The Laser Weapons from The Forever War
In the pages of one of the greatest military sci-fi novels of all time: Joe Haldman's The Forever War. The UN mission to confront the hostile aliens is manned with genius-level soldiers that clothed in powered armor fighting suits and armed with CO2 "finger lasers". These effect of these laser DE weapons is shown in all of it gory details on the local wildlife on Epsilon Aurigae and the Taurans. When the expeditionary forces arrives back on a much changed Earth decades later, William Mandella attempted to buy a "pocket CO2 laser" for personal protection, but it refused due to lasers being legal for cops and military. Instead, he buys a shotgun-revolver loaded with flechettes. In the 1988 Dutch-French-American graphic novel series done by Marvano and published by Dupuis in Europe and NBM in American, the UNEF is armed with lasers, but take the form of military laser assault rifles, similar in design to the Star Wars Rebel Alliance A280 and A295 blaster rifles.

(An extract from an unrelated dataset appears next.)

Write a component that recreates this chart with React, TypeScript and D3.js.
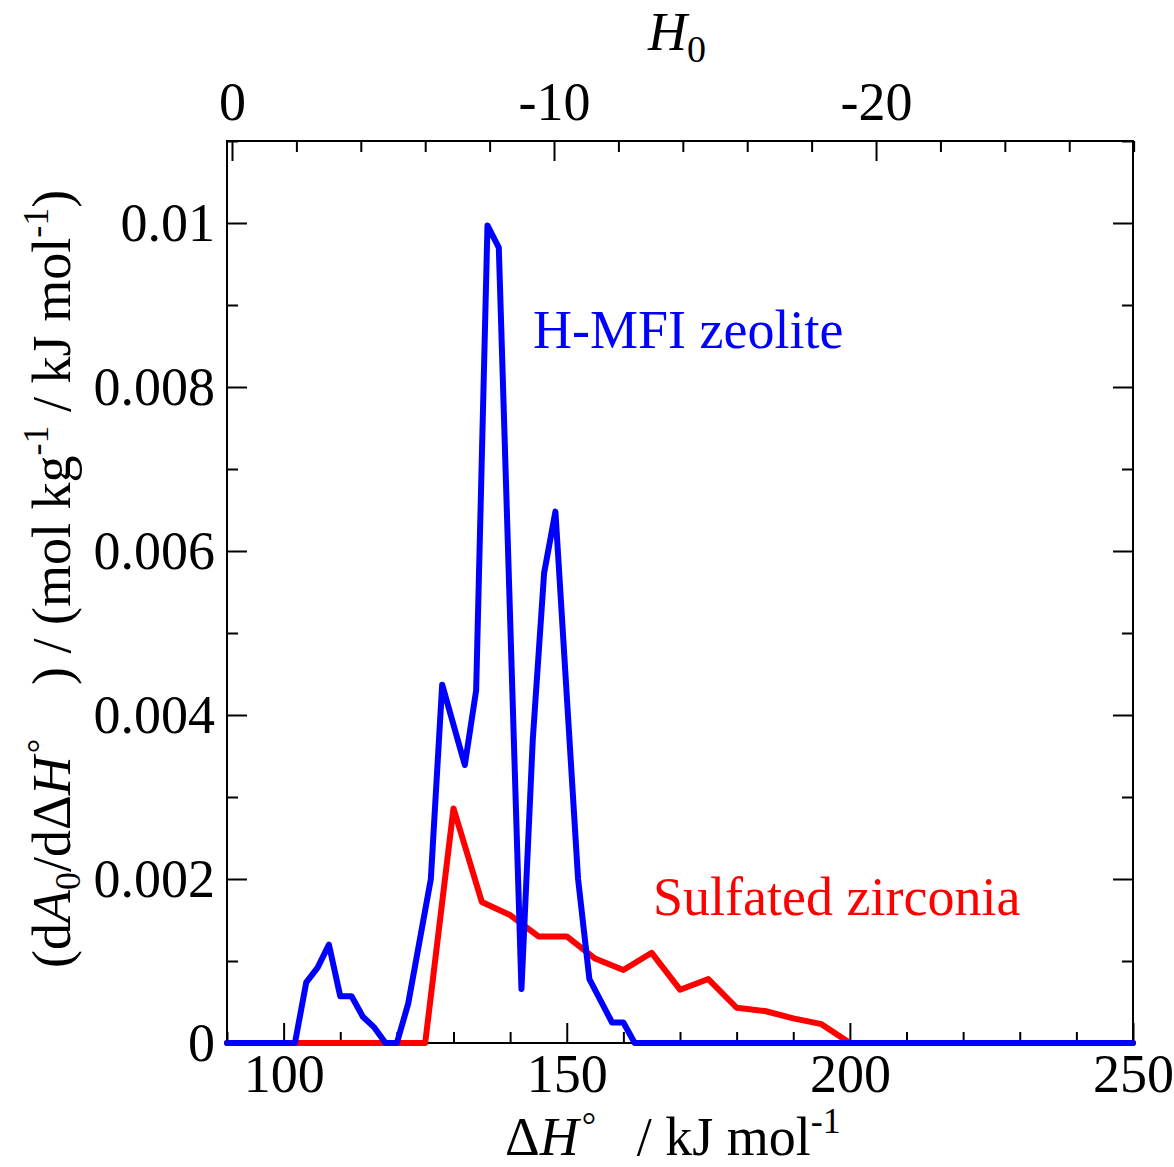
import React, { useEffect, useRef } from 'react';
import * as d3 from 'd3';

// H-MFI zeolite (blue)
const mfiDH = [90, 102, 104, 106, 108, 110, 112, 114, 116, 118, 120, 122, 126, 128, 132, 134, 136, 138, 142, 144, 146, 148, 152, 154, 158, 160, 162, 250];
const mfiVal = [0, 0, 0.00074, 0.00092, 0.0012, 0.00057, 0.00057, 0.00032, 0.00019, 0, 0, 0.00048, 0.002, 0.00437, 0.00339, 0.0043, 0.00997, 0.0097, 0.00066, 0.0037, 0.00573, 0.00648, 0.002, 0.00078, 0.00025, 0.00025, 0, 0];

// Sulfated zirconia (red)
const szDH = [90, 125, 130, 135, 140, 145, 150, 155, 160, 165, 170, 175, 180, 185, 190, 195, 200, 250];
const szVal = [0, 0, 0.00286, 0.00172, 0.00156, 0.0013, 0.0013, 0.00103, 0.00089, 0.0011, 0.00065, 0.00078, 0.00043, 0.00039, 0.0003, 0.00023, 0, 0];

const xMajor = [100, 150, 200, 250];
const yMajor = [0, 0.002, 0.004, 0.006, 0.008, 0.01];
const yLabels = ['0', '0.002', '0.004', '0.006', '0.008', '0.01'];
const h0Major = [0, -10, -20];

const W = 1174;
const H = 1167;
const left = 227, right = 1133, top = 141, bottom = 1043;
const FONT = '"Liberation Serif", "Times New Roman", serif';
const FS = 54;

export default function App() {
  const ref = useRef<SVGGElement>(null);

  const x = d3.scaleLinear().domain([90, 250]).range([left, right]);
  const y = d3.scaleLinear().domain([0, 0.011]).range([bottom, top]);
  // H0 acidity scale on top, linear in ΔH°
  const h0 = d3.scaleLinear().domain([0.155, -27.98]).range([left, right]);

  useEffect(() => {
    const g = d3.select(ref.current);
    g.selectAll('*').remove();

    const major = 20, minor = 11;
    const xMinor = d3.range(90, 251, 10).filter((v) => !xMajor.includes(v));
    const yMinor = d3.range(0, 12).map((i) => i * 0.001).filter((_, i) => i % 2 === 1);
    const hMinor = d3.range(0, -28.1, -2).filter((v) => v % 10 !== 0);

    const axis = (gen: any, tr: string) => {
      const a = g.append('g').attr('transform', tr).call(gen);
      a.select('.domain').remove();
      a.selectAll('line').attr('stroke', '#000').attr('stroke-width', 2);
      a.selectAll('text').attr('font-size', FS).attr('font-family', FONT).attr('fill', '#000');
      return a;
    };

    // bottom
    axis(d3.axisBottom(x).tickValues(xMajor).tickSize(-major).tickPadding(11).tickFormat((d) => String(d)), `translate(0,${bottom})`);
    axis(d3.axisBottom(x).tickValues(xMinor).tickSize(-minor).tickFormat(() => ''), `translate(0,${bottom})`);

    // top H0
    axis(d3.axisTop(h0).tickValues(h0Major).tickSize(-major).tickPadding(21).tickFormat((d) => String(d)), `translate(0,${top})`);
    axis(d3.axisTop(h0).tickValues(hMinor).tickSize(-minor).tickFormat(() => ''), `translate(0,${top})`);

    // left
    axis(d3.axisLeft(y).tickValues(yMajor).tickSize(-major).tickPadding(12).tickFormat((_, i) => yLabels[i]), `translate(${left},0)`);
    axis(d3.axisLeft(y).tickValues(yMinor).tickSize(-minor).tickFormat(() => ''), `translate(${left},0)`);

    // right
    axis(d3.axisRight(y).tickValues(yMajor).tickSize(-major).tickFormat(() => ''), `translate(${right},0)`);
    axis(d3.axisRight(y).tickValues(yMinor).tickSize(-minor).tickFormat(() => ''), `translate(${right},0)`);

    g.append('rect')
      .attr('x', left).attr('y', top)
      .attr('width', right - left).attr('height', bottom - top)
      .attr('fill', 'none').attr('stroke', '#000').attr('stroke-width', 2);

    const line = d3.line<[number, number]>().x((d) => x(d[0])).y((d) => y(d[1]));
    const series = [
      { xs: szDH, ys: szVal, color: '#ff0000' },
      { xs: mfiDH, ys: mfiVal, color: '#0000ff' },
    ];
    series.forEach((s) => {
      g.append('path')
        .attr('d', line(s.xs.map((v, i) => [v, s.ys[i]] as [number, number])))
        .attr('fill', 'none')
        .attr('stroke', s.color)
        .attr('stroke-width', 6)
        .attr('stroke-linejoin', 'round')
        .attr('stroke-linecap', 'round');
    });
  }, []);

  return (
    <svg width={W} height={H} style={{ position: 'absolute', left: 0, top: 0, background: '#fff' }} fontFamily={FONT}>
      <g ref={ref} />
      <text x={533} y={348} fontSize={FS} fill="#0000ff">H-MFI zeolite</text>
      <text x={653} y={915} fontSize={FS} fill="#ff0000">Sulfated zirconia</text>
      <text x={648} y={50} fontSize={FS}>
        <tspan fontStyle="italic">H</tspan>
        <tspan fontSize={38} dy={12}>0</tspan>
      </text>
      <text x={505} y={1155} fontSize={FS}>
        Δ<tspan fontStyle="italic">H</tspan>
        <tspan fontSize={36} dx={3} dy={-18}>°</tspan>
        <tspan dy={18}>{'\u00a0\u00a0\u00a0/ kJ mol'}</tspan>
        <tspan fontSize={36} dy={-22}>-1</tspan>
      </text>
      <text transform="translate(70,968) rotate(-90)" fontSize={FS}>
        (d<tspan fontStyle="italic">A</tspan>
        <tspan fontSize={36} dy={10}>0</tspan>
        <tspan dy={-10}>/dΔ</tspan>
        <tspan fontStyle="italic">H</tspan>
        <tspan fontSize={36} dx={3} dy={-18}>°</tspan>
        <tspan dy={18}>{'\u00a0\u00a0\u00a0\u00a0) / (mol kg'}</tspan>
        <tspan fontSize={36} dy={-22}>-1</tspan>
        <tspan dy={22}>{' / kJ mol'}</tspan>
        <tspan fontSize={36} dy={-22}>-1</tspan>
        <tspan dy={22}>)</tspan>
      </text>
    </svg>
  );
}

The Misriah Armory M6 Grindell/Galilean Nonlinear Rifle from the HALO Universe

Weighting in at 42 lbs unloaded, and 45 lbs, loaded, the UNSC M6 Grindell/Galilen Nonlinear Rifle or the "SPARTAN Laser" is one massive DEW deivce and contrary to the nickname, the M6 G/GNR is wielded by non-super-soldier UNSC soldiers, like the ODSTs. The role of the M6 G/GNR is anti-material that is designed to counter the Covenant's Hunters, Wraith tanks, and the Banshee aircraft. Originally created under Project: GUNGNIR, the M6 G/GNR would be seen more during the final years of the wars, especially in 2552, and used in-field to disable alien vehicles, and the larger alien combat species.
In operation, the M6 G/GNR takes about three long seconds to spin-up to fire a ruby-red laser DE charge of considerable power. During pre-fire, the M6 G/GNR, produces a guide-aiming laser to the target, to prompt for aim adjustments. Often, when this mother fucker fires, it destroy the target completely, however, it punishes the user for misfires and bad aim, often resulting in death. In the post-Humn/Covenant War period, the redesigned Pelican tactical transport/gunship mounts a vehicle variant of the M6 G/GNR, called the M8C G/GNC. Bungie developed this massive laser weapon for HALO 3 and has been seen in every HALO game that followed along with an appearance in the shitty HALO anime, Legends. I remember back when HALO 3 was under development, that Bungie included this rare human DEW to add some variation to the UNSC mega-damage weaponry, and despite the power of the MG G/GNR, Bungie wisely fitted it with counter balances. I personally believe that the M6 G/GNR was developed as a lightweight personal artillery piece, to counter the aliens' advantage.